While many articles are calling for better technology to meet this yield shortfall, by which they almost certainly mean biotech, it isn't clear that biotech can handle a credit crisis. The higher cost and input needs for patented seeds mean that farmers would be right back to where they are this year, short of the cash needed to maximize their crop.

Consider the news about Monsanto's blowout earnings in 2008. They're selling, as an analyst in the article notes, more technology in seed that's going for higher prices.

A bright spot in the world of rice, however, is Lotus Foods. I met their founder at the Clinton Global Initiative last year and got to ask him a lot of questions about their business model and farming practices.

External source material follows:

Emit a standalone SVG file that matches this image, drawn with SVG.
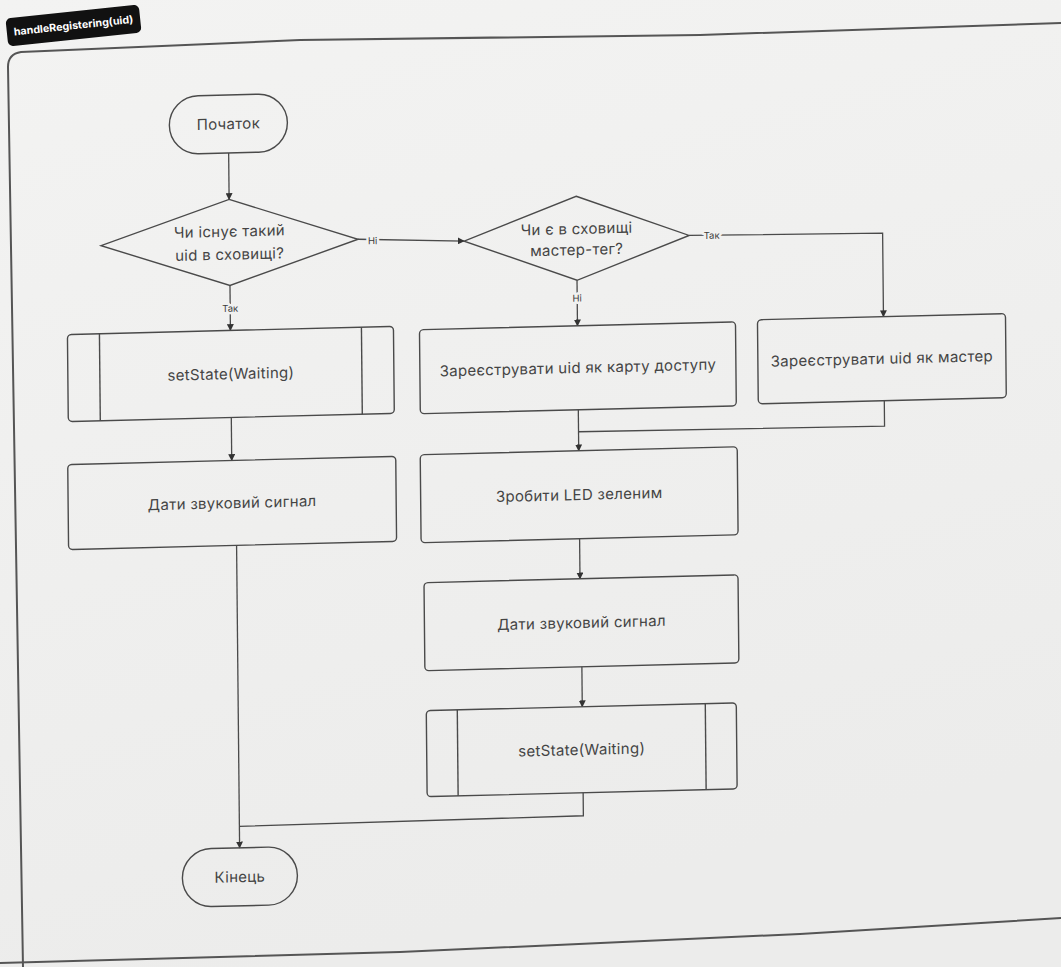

Using techniques that are being advanced by Cornell University researchers, they work with small farmers throughout the world to grow heirloom rice varieties through low input, organic methods with high yields. Their methods don't even require much water, making them ideal where irrigation is a problem. The company then handles marketing and distribution, enabling human-scale agriculture and the preservation of rice biodiversity.

No one company can save the world, but Lotus has the right idea. Save the farmers, save the amazing crop varieties we already have, sell food worth eating. And who knows, if US employers can give up the beggar-thy-neighbor policies that have driven wages into crisis territory, more people might be able to afford food worth eating.